Fracture propagation, proppant transport and parameter optimization of multi-well pad fracturing treatment

Abstract

This paper establishes a 3D multi-well pad fracturing numerical model coupled with fracture propagation and proppant migration based on the displacement discontinuity method and Eulerian-Eulerian frameworks, and the fracture propagation and proppant distribution during multi-well fracturing are investigated by taking the actual multi-well pad parameters as an example. Fracture initiation and propagation during multi-well pad fracturing are jointly affected by a variety of stress interference mechanisms such as inter-cluster, inter-stage, and inter-well, and the fracture extension is unbalanced among clusters, asymmetric on both wings, and dipping at heels.

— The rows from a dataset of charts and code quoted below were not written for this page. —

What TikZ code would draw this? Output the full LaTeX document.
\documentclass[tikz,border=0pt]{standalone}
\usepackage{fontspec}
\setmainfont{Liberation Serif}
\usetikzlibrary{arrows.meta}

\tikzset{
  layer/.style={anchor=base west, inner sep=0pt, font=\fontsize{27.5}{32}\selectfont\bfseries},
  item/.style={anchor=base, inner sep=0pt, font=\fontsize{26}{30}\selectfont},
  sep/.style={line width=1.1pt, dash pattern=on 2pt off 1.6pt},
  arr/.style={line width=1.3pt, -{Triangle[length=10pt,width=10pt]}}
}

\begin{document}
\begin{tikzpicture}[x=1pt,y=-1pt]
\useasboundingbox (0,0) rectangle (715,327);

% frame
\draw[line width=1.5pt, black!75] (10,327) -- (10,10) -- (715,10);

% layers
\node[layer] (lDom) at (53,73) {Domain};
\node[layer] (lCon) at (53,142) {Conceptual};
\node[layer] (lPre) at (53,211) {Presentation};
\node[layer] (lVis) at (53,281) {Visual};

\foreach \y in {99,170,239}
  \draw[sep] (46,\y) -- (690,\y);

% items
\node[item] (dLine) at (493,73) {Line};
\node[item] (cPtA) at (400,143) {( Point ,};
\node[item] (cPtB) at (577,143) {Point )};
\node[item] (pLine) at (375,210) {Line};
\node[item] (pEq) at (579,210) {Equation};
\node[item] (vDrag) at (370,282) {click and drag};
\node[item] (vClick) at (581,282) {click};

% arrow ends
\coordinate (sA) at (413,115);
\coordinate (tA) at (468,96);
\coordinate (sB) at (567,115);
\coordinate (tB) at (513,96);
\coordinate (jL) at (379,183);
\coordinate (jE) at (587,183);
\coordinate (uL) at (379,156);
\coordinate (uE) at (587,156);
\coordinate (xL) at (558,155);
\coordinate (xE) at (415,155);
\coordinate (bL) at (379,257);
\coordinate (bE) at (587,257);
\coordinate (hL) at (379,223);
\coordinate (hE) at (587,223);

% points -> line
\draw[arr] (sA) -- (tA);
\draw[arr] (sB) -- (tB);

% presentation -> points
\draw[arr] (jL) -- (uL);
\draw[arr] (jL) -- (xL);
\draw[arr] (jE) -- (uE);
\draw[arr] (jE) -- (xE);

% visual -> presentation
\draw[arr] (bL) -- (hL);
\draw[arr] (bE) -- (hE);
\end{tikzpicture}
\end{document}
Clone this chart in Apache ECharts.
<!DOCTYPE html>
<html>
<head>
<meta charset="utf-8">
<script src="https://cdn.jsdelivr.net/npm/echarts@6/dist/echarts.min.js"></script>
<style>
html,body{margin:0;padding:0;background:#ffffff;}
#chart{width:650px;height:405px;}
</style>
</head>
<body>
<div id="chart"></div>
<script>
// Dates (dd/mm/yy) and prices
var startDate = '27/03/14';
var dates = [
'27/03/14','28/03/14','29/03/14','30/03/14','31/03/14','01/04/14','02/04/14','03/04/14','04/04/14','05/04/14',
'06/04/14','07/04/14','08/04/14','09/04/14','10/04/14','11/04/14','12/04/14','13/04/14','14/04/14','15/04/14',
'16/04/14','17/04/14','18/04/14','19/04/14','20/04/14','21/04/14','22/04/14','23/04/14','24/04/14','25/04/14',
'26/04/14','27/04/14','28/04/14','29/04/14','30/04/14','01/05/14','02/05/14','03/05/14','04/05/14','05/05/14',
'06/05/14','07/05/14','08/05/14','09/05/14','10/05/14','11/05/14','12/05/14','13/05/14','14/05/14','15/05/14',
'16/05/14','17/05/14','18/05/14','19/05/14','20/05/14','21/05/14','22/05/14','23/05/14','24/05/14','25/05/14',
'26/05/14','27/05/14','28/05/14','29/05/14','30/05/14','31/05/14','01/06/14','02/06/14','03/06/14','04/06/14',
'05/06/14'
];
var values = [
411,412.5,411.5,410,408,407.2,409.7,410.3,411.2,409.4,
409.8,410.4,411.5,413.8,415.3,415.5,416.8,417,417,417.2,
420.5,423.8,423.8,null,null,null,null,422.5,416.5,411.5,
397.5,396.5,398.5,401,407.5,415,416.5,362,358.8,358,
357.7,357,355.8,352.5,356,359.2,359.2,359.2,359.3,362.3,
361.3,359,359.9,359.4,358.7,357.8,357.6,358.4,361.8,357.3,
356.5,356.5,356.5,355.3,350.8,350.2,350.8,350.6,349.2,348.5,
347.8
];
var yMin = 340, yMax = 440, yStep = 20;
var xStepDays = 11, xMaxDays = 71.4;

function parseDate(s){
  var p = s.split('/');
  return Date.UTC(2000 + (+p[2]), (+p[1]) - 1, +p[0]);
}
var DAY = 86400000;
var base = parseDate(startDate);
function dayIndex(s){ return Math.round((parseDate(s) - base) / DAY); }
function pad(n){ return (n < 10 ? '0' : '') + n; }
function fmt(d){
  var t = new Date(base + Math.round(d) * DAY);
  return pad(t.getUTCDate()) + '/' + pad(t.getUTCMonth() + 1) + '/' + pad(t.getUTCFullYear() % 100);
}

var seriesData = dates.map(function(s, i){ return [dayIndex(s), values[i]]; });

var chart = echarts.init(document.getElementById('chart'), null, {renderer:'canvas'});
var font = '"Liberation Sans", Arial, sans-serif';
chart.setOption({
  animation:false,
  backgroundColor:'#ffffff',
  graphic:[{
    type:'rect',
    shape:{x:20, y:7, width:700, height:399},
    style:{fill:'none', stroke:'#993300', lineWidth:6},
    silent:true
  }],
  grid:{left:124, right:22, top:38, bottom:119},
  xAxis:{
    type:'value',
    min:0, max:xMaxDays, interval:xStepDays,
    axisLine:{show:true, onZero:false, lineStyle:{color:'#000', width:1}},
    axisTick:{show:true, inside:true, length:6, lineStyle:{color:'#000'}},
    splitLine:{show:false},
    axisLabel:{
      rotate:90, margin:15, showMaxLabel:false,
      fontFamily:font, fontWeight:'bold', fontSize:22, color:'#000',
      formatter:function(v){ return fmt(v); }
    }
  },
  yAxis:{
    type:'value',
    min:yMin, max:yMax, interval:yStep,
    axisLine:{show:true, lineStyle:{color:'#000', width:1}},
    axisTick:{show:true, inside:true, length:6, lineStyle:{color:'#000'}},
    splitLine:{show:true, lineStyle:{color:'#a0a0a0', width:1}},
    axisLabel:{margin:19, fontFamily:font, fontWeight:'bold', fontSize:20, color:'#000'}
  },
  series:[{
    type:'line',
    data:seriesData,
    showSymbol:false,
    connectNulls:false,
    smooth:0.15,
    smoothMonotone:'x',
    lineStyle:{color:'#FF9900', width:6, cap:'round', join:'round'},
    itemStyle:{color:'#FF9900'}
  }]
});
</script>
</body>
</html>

Due to the significant influence of fracture morphology and width on the migration capacity of proppant in the fracture, proppant is mainly placed in the area near the wellbore with large fracture width, while a high-concentration sandwash may easily occur in the area with narrow fracture width as a result of quick bridging. On the whole, the proppant placement range is limited. Increasing the well-spacing can reduce the stress interference of adjacent wells and promote the uniform distribution of fractures and proppant on both wings. The maximum stimulated reservoir volume or multi-fracture uniform propagation can be achieved by optimizing the well spacing. Although reducing the perforation-cluster spacing also can improve the stimulated reservoir area, a too low cluster spacing is not conducive to effectively increasing the propped fracture area. Since increasing the stage time lag is beneficial to reduce inter-stage stress interference, zipper fracturing produces more uniform fracture propagation and proppant distribution.